A review of the extant literature on the privatisation of utility services and services marketing theory shows managerial behaviour as a possible independent variable influencing customer satisfaction as described in the relational model in figure 5.1.
The transition from publicly- to a privately-owned provision of water and sanitation services has been driven by a quest for improved efficiency, demonstrated by the recent wave of privatisation of most networked utility services. In many countries around the world, there is already significant private investment in the provision of water and sanitation services, but the impact of privatisation on the level of customer service has been widely ignored.
It is argued that a change of ownership structure in the provision of retailing services significantly improves the behaviour of managers that are responsible for the interfunctional coordination of the service organisation.

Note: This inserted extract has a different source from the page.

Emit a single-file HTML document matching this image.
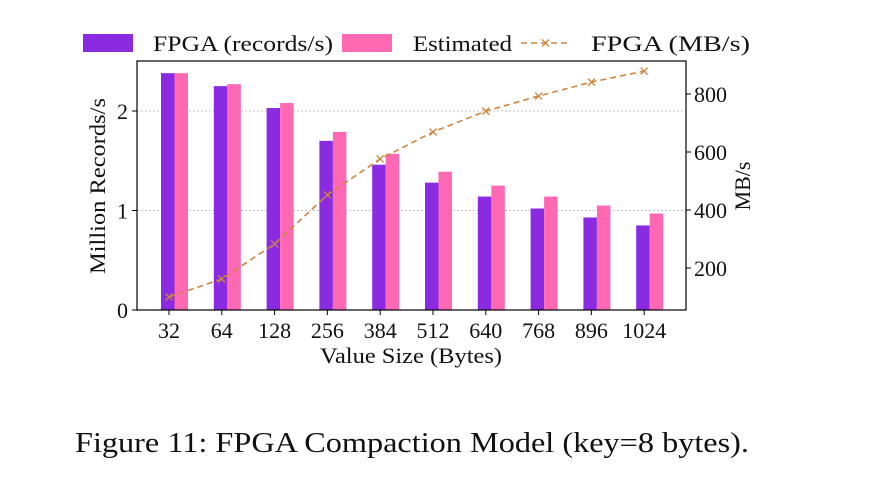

As described in the conceptual model, this has a direct impact on all at least three dimensions of the SERVQUAL service provision model: Responsiveness, Assurance and Empathy. The consequent change in service quality acts to influence customer satisfaction and in turn altering customers’ loyalty behaviours.
The proposed model, though based on germane secondary research, has been developed under the assumption that networked services such as telecommunications, transport and energy are analogous to water and sanitation services. It is proposed that future research is undertaken to focus on testing this model, specifically within water and sanitation service provision. Given the upcoming changes to the contestable provision of services in the Victorian water and sanitation sector recommended by the Essential Services Commission, the ideal industry environment exists to test the model. In doing so, this model may provide insights into how the industry may transition to a free-market model in which each of the parties involved in the transaction described by Milton Friedman in the epigraph will receive maximum benefit.